Antibody-drug conjugates are promising next-generation cancer therapies that can target and selectively kill malignant cells while sparing healthy ones. These conjugates—in which a drug is bound to an antibody through a small chemical linker—harness the antibody’s ability to recognize markers specific to cancer cells and bring the potent drugs to their intended site of action. […]
Antibody-drug conjugates are promising next-generation cancer therapies that can target and selectively kill malignant cells while sparing healthy ones. These conjugates—in which a drug is bound to an antibody through a small chemical linker—harness the antibody’s ability to recognize markers specific to cancer cells and bring the potent drugs to their intended site of action. But one conundrum that has plagued drug developers and scientists is how to consistently tether a drug onto a predictable site on an antibody.
Now, chemists have reported a new metallopeptide catalyst that can reliably link drug molecules to a variety of antibodies, at the same location on the antibody every time. Inconsistent linkage can make it difficult for researchers to study the biological effects of these new compounds, or interfere with the antibody’s ability to bind to its target.

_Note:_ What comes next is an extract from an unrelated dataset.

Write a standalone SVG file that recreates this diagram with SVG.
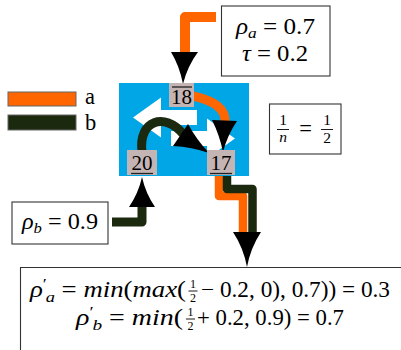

Previously, scientists used genetic engineering to create antibodies with chemical groups to which drugs could be attached. But this new approach bypasses the need for genetic engineering, a time-intensive process. The catalyst consistently binds to a particular location on an antibody’s so-called “constant chain,” an amino acid sequence that is found in all human antibodies and is conserved among many species. The catalyst produces reproducible results on human, pig, rabbit, and dog antibodies, the researchers found.
“Antibodies are pretty complicated molecules,” says Dennis G. Gillingham, a chemical biologist at the University of Basel not involved in this study. “This new technique is truly unique because it doesn’t require any engineering of any amino acids; the catalyst controls the reaction.”
Zachary T. Ball of Rice University and colleagues made the catalyst by taking a segment of a protein isolated from the bacterium Staphylococcus aureus that binds to the asparagine-79 residue on an antibody’s constant chain and then coordinated the peptide with three rhodium (II) ions. The rhodium complexes catalyze the addition of a linker group to the antibody—an alkyne-functionalized diazo that can react with many other small molecules, including drugs or fluorescent dyes, in a simple click-chemistry reaction.
To prove that antibody-drug conjugates made with the catalyst can target cells, the authors attached fluorescent dyes and the chemotherapy drug doxorubicin to Herceptin, an antibody drug that recognizes the HER2 protein on the surface of mammalian breast cancer cells, and then visualized the localization using confocal microscopy. The dye appeared at the cell surface, confirming that the antibody still recognized the cell surface markers.
“We’re building next-generation drug conjugates using this method and testing those in cell and tumor model studies,” Ball says. He adds that it would be relatively easy to produce the catalyst in bulk for future drug development applications.